People think alike. That’s the whole premise behind the Family Feud game show. They survey one-hundred people and typically fifty percent of those surveyed will respond with one of the top two answers. Those answers are easily guessed. The answers that fewer people give are much more difficult to figure out.
My pastor has said that the key to creativity is not going with your first idea. And that concept stuck with me. In his case, he follows this rule when coming up with sermon illustrations. When it comes to logo design, it only makes sense that the first concept you develop is the same concept many others would develop and have developed. That doesn’t mean it’s not a good idea. But when it comes to branding and identity you want a level of uniqueness.
This concept applies on two levels: the concept and the execution.
Let’s face it. Some industries have a limited number of symbols that apply to them. So while I encourage you to not immediately settle on a hammer as your concept for a carpenter’s logo, that’s what you may end up using. The point isn’t that you cannot use your first idea. The point is that you should put serious effort into considering others. You may very well decide that your first idea was best.

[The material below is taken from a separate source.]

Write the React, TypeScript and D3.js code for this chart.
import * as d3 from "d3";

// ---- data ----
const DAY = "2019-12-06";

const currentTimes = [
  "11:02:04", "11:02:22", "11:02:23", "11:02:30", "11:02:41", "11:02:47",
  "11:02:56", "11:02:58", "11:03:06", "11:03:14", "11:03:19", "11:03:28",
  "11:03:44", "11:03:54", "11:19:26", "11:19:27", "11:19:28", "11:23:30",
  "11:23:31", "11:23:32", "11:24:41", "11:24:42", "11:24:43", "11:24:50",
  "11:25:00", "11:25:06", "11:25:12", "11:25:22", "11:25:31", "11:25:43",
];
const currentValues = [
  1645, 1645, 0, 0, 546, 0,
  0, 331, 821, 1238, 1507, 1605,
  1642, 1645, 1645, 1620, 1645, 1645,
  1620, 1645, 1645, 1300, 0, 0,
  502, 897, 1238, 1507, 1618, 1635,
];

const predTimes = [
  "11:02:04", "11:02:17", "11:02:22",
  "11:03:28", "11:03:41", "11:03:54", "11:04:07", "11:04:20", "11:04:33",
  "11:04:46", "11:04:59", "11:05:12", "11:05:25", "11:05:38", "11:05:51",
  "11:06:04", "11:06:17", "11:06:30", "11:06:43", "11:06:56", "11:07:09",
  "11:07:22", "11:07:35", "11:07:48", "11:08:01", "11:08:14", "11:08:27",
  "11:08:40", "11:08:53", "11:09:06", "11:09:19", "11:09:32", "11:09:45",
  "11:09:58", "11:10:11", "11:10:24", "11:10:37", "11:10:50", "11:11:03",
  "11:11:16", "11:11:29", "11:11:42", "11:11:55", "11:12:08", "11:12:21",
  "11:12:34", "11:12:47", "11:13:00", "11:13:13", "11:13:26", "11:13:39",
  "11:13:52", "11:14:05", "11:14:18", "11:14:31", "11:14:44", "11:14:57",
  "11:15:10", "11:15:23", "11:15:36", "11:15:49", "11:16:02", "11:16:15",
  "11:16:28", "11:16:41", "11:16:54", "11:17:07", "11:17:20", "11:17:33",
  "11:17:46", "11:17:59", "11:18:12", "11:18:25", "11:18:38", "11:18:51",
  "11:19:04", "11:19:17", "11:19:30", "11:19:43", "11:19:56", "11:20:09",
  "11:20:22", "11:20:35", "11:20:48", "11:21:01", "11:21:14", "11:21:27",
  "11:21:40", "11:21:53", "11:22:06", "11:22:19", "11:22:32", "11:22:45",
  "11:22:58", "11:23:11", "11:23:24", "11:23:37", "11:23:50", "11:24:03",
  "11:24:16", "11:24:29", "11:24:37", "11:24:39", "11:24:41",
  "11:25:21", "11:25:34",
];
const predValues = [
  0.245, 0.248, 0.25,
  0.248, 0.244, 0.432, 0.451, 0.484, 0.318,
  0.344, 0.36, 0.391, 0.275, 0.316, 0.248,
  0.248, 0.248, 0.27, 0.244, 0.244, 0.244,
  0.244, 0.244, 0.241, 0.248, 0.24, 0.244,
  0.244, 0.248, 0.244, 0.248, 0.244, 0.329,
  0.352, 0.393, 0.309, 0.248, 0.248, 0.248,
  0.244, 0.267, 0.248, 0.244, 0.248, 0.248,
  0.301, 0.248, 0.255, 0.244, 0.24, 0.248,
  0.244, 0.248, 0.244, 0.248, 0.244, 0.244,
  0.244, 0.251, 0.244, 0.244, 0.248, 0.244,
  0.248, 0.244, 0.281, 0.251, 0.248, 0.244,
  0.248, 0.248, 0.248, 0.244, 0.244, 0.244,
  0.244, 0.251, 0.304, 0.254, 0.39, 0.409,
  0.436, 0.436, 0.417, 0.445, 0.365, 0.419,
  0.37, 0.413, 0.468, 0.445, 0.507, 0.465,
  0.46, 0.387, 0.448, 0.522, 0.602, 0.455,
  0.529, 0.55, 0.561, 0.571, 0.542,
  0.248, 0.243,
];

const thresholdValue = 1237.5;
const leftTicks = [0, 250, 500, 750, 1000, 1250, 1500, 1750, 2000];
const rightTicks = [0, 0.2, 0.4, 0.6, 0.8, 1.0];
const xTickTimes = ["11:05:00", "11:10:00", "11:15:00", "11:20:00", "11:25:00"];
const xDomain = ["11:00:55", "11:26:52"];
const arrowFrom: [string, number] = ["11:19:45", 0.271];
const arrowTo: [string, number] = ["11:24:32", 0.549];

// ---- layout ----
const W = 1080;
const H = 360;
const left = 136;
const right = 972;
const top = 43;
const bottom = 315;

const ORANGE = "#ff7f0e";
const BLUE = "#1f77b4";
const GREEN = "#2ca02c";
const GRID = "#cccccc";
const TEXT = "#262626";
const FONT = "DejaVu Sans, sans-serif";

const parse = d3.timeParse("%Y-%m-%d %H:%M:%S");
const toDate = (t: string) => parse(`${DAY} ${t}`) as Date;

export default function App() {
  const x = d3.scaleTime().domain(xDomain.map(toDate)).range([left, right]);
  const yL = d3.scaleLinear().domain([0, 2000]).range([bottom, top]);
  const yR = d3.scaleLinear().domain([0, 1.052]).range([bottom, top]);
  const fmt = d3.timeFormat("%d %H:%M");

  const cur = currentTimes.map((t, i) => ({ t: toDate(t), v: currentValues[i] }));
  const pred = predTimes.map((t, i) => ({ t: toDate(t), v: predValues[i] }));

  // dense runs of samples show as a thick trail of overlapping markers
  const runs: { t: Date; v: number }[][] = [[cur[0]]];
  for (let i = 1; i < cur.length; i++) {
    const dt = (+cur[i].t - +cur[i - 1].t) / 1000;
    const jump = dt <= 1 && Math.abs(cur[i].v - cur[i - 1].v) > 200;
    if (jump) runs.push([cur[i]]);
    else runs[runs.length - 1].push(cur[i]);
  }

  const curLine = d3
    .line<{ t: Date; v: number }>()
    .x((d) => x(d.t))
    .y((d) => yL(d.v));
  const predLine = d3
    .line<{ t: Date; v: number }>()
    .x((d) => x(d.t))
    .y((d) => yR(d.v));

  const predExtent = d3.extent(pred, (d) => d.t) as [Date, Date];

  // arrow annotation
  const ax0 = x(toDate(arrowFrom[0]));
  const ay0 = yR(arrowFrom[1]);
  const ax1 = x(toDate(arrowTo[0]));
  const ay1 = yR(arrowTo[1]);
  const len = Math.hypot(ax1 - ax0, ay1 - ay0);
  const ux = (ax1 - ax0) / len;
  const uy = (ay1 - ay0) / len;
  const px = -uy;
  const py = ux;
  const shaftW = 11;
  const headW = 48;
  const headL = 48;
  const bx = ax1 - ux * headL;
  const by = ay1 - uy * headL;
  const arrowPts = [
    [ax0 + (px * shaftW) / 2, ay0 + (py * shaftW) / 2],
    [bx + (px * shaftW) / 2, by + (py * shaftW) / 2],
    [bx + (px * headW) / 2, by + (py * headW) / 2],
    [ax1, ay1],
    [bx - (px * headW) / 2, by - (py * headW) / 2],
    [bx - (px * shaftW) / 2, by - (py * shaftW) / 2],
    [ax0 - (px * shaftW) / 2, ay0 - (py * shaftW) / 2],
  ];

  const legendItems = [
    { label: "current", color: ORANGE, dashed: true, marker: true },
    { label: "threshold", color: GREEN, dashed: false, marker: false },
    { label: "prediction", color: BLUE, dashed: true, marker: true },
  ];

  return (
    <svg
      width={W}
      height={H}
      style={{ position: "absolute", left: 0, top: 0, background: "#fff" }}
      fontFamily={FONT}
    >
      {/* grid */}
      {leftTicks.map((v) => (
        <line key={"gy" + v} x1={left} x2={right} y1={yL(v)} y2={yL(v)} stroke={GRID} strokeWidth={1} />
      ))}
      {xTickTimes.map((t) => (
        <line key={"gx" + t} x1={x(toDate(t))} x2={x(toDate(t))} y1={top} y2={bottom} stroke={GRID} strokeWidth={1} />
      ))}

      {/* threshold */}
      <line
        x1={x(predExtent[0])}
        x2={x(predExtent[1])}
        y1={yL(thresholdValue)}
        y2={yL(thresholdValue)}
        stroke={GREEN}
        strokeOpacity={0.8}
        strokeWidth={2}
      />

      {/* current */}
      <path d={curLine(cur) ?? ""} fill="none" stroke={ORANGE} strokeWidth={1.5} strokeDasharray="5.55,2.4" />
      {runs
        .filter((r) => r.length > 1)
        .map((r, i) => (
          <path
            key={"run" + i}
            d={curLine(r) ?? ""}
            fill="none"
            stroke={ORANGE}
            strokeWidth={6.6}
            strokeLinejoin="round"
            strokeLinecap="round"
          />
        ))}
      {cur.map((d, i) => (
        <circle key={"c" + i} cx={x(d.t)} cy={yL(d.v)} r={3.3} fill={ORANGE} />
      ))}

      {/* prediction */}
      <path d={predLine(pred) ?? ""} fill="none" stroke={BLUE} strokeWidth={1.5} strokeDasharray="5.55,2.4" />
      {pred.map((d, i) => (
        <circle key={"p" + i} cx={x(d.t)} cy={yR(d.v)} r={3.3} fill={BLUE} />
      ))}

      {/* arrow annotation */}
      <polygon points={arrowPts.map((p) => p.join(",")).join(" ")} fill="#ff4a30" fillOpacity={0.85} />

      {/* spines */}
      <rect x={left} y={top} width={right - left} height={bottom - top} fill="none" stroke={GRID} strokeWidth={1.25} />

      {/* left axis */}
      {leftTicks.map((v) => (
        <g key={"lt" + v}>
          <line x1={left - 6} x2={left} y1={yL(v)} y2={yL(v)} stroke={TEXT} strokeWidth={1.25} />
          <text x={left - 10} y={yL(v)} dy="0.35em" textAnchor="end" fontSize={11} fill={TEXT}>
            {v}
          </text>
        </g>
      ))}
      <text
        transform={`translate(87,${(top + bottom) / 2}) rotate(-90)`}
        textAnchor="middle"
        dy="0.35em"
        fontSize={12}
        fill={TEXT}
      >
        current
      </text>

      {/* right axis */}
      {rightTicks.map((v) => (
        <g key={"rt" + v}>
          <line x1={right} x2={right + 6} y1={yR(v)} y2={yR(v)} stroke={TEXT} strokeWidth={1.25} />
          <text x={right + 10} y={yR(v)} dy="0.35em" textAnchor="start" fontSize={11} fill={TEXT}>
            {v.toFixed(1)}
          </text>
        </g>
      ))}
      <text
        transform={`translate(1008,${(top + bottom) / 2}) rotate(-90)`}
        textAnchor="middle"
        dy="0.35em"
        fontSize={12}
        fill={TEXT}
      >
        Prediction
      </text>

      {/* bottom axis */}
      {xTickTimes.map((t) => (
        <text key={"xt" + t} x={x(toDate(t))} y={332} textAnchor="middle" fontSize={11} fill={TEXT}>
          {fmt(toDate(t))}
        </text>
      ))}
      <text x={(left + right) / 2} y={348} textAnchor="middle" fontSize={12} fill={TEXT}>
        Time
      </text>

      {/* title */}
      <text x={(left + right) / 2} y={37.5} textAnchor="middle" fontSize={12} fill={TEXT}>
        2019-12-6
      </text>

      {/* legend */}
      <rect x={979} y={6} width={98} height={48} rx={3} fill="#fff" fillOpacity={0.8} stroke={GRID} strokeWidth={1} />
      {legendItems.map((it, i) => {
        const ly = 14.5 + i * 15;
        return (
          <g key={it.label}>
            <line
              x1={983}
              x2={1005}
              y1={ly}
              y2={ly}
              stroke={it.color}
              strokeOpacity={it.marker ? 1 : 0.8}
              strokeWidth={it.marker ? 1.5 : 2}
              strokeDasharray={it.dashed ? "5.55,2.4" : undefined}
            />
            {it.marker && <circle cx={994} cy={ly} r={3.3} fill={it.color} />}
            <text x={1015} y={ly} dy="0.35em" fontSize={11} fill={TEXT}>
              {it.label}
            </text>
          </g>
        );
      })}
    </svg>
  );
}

But this rule is especially relevant when it comes to execution. If you decide the very stereotypical hammer is the best choice for your carpenter client’s logo, that’s absolutely fine. But now you need to execute. You need to determine how to integrate the hammer image and the company name. With stereotypical images, I consider your task to be a bit more difficult. There is no uniqueness in your image, so it needs to happen via your execution.
This is now your chance to exercise creativity. That doesn’t mean you go off the wall! Keep in mind the previous topics we discussed: stick to one concept, remember the importance of fonts, and don’t get too clever. People brainstorm in different ways, but I encourage you to step away from the computer. Sit down with paper and pencil and start scribbling down the ideas that come to mind. It doesn’t matter if you’re not good at sketching. That’s not the point. These scribbles do not have to look good. You’re simply documenting ideas so you can compare and refine. I sometimes get lazy and skip this step. But when I do come back to it, I’m always surprised by how quickly I end up with a concept I love.
When it comes to logo design, I’ve been telling you to keep it simple and not try too hard. This article challenges that advice and says, “Yeah, but push the limits a bit and make sure you don’t end up with something that’s lackluster.” Creative doesn’t mean crazy, and simple doesn’t mean boring. Strike a balance—you won’t nail it with your first idea. Develop a nose for creative simplicity and your results will soar.